▸ Given request: Without the pictures, please reproduce only the lines from the one with "Rebuild this chart as a Python" through the one with "fig = plt.figure(figsize=(W", both included.

▸ Material to process:
◆ ◆ ◆ ◆ ◆ ◆ ◆
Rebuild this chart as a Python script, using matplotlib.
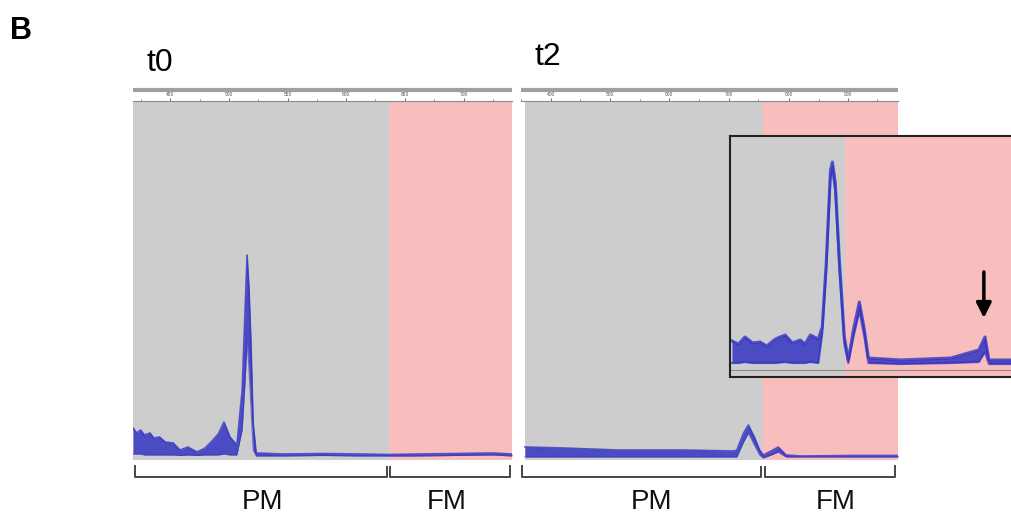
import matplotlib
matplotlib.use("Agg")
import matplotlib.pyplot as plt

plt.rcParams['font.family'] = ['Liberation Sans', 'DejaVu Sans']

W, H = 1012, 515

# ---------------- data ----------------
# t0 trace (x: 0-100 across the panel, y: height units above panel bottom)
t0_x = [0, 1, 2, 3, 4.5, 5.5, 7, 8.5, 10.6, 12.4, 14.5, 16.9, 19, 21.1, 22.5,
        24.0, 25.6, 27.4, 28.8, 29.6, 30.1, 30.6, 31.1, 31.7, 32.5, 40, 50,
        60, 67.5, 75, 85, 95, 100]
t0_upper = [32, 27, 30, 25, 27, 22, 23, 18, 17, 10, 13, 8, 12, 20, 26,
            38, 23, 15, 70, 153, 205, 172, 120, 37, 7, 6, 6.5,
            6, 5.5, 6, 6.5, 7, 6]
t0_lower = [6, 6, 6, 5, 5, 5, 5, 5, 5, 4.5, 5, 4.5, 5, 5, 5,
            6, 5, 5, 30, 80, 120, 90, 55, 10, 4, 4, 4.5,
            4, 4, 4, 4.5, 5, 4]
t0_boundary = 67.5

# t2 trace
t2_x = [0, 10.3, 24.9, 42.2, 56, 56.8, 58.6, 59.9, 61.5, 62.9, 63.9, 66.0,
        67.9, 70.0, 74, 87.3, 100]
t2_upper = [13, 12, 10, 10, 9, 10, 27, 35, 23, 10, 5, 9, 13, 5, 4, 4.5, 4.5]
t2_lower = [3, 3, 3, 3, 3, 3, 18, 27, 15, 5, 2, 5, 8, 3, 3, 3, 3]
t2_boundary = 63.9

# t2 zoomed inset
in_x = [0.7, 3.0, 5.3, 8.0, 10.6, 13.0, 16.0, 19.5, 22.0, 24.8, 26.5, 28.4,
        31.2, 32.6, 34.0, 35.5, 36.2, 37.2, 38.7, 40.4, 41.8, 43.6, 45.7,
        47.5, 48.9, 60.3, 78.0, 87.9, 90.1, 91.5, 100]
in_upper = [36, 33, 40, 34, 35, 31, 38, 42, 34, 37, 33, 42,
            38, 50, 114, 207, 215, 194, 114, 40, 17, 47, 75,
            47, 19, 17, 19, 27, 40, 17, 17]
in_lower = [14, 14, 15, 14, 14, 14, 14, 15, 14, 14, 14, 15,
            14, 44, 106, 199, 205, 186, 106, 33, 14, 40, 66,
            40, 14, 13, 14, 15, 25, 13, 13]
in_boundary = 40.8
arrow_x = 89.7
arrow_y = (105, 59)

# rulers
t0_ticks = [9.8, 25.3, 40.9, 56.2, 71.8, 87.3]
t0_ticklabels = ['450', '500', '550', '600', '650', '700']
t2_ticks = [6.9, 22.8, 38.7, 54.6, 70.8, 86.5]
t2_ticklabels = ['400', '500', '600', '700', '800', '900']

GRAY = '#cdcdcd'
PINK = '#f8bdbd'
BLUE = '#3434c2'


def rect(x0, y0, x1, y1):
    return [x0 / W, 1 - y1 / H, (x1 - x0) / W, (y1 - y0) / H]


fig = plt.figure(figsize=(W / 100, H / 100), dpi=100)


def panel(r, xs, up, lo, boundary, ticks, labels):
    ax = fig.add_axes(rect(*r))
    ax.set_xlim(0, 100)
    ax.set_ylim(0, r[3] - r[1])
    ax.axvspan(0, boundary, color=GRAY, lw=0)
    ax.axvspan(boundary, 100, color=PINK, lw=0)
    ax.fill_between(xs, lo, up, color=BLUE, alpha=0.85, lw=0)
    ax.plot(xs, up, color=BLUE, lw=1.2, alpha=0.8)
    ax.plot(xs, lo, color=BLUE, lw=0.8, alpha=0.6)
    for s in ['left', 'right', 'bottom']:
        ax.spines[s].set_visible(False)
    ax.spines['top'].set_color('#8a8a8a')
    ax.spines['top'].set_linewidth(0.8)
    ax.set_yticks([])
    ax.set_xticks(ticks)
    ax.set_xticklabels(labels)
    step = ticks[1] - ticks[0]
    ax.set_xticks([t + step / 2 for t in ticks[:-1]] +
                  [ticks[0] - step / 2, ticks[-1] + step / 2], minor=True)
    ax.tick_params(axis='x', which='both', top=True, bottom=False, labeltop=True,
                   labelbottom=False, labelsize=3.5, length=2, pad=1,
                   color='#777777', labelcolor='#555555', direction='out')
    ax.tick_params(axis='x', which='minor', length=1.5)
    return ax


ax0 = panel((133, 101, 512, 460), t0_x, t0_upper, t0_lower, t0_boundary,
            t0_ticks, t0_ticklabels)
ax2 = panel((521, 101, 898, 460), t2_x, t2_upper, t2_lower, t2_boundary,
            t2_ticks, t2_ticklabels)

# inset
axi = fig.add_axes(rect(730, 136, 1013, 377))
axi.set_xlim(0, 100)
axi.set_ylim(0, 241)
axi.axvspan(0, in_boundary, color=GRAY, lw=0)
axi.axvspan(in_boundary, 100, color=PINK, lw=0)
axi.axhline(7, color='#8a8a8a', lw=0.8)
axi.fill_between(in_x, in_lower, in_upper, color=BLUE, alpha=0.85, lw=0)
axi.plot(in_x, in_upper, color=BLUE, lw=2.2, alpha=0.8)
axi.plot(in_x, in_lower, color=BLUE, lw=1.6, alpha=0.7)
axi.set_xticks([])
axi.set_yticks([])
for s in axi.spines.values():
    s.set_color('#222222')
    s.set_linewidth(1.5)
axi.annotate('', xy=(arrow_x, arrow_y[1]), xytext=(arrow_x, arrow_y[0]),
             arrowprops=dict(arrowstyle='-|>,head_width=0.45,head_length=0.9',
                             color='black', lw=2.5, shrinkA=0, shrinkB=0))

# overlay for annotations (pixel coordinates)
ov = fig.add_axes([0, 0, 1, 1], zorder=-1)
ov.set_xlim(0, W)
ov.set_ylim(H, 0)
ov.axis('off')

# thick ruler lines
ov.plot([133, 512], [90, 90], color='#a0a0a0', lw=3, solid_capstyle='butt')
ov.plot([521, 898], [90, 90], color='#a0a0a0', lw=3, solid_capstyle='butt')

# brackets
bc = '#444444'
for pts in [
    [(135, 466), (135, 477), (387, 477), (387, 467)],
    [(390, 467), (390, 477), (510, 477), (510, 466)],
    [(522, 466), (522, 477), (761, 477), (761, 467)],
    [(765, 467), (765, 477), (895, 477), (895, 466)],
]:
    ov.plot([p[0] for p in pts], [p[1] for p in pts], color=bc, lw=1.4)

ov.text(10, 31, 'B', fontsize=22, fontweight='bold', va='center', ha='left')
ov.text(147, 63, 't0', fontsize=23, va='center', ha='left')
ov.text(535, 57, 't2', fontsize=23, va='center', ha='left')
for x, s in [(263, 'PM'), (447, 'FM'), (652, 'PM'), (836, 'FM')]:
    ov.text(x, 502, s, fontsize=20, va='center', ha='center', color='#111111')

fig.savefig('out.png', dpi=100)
◆ ◆ ◆ ◆ ◆ ◆ ◆
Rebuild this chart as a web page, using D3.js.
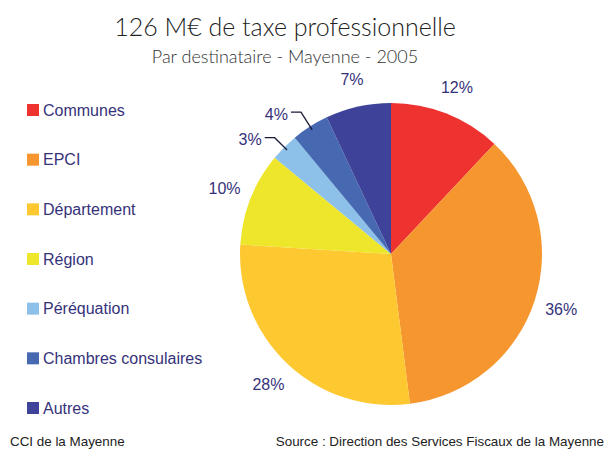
◆ ◆ ◆ ◆ ◆ ◆ ◆
▸ Task response:
Rebuild this chart as a Python script, using matplotlib.
import matplotlib
matplotlib.use("Agg")
import matplotlib.pyplot as plt

plt.rcParams['font.family'] = ['Liberation Sans', 'DejaVu Sans']

W, H = 1012, 515

# ---------------- data ----------------
# t0 trace (x: 0-100 across the panel, y: height units above panel bottom)
t0_x = [0, 1, 2, 3, 4.5, 5.5, 7, 8.5, 10.6, 12.4, 14.5, 16.9, 19, 21.1, 22.5,
        24.0, 25.6, 27.4, 28.8, 29.6, 30.1, 30.6, 31.1, 31.7, 32.5, 40, 50,
        60, 67.5, 75, 85, 95, 100]
t0_upper = [32, 27, 30, 25, 27, 22, 23, 18, 17, 10, 13, 8, 12, 20, 26,
            38, 23, 15, 70, 153, 205, 172, 120, 37, 7, 6, 6.5,
            6, 5.5, 6, 6.5, 7, 6]
t0_lower = [6, 6, 6, 5, 5, 5, 5, 5, 5, 4.5, 5, 4.5, 5, 5, 5,
            6, 5, 5, 30, 80, 120, 90, 55, 10, 4, 4, 4.5,
            4, 4, 4, 4.5, 5, 4]
t0_boundary = 67.5

# t2 trace
t2_x = [0, 10.3, 24.9, 42.2, 56, 56.8, 58.6, 59.9, 61.5, 62.9, 63.9, 66.0,
        67.9, 70.0, 74, 87.3, 100]
t2_upper = [13, 12, 10, 10, 9, 10, 27, 35, 23, 10, 5, 9, 13, 5, 4, 4.5, 4.5]
t2_lower = [3, 3, 3, 3, 3, 3, 18, 27, 15, 5, 2, 5, 8, 3, 3, 3, 3]
t2_boundary = 63.9

# t2 zoomed inset
in_x = [0.7, 3.0, 5.3, 8.0, 10.6, 13.0, 16.0, 19.5, 22.0, 24.8, 26.5, 28.4,
        31.2, 32.6, 34.0, 35.5, 36.2, 37.2, 38.7, 40.4, 41.8, 43.6, 45.7,
        47.5, 48.9, 60.3, 78.0, 87.9, 90.1, 91.5, 100]
in_upper = [36, 33, 40, 34, 35, 31, 38, 42, 34, 37, 33, 42,
            38, 50, 114, 207, 215, 194, 114, 40, 17, 47, 75,
            47, 19, 17, 19, 27, 40, 17, 17]
in_lower = [14, 14, 15, 14, 14, 14, 14, 15, 14, 14, 14, 15,
            14, 44, 106, 199, 205, 186, 106, 33, 14, 40, 66,
            40, 14, 13, 14, 15, 25, 13, 13]
in_boundary = 40.8
arrow_x = 89.7
arrow_y = (105, 59)

# rulers
t0_ticks = [9.8, 25.3, 40.9, 56.2, 71.8, 87.3]
t0_ticklabels = ['450', '500', '550', '600', '650', '700']
t2_ticks = [6.9, 22.8, 38.7, 54.6, 70.8, 86.5]
t2_ticklabels = ['400', '500', '600', '700', '800', '900']

GRAY = '#cdcdcd'
PINK = '#f8bdbd'
BLUE = '#3434c2'


def rect(x0, y0, x1, y1):
    return [x0 / W, 1 - y1 / H, (x1 - x0) / W, (y1 - y0) / H]


fig = plt.figure(figsize=(W / 100, H / 100), dpi=100)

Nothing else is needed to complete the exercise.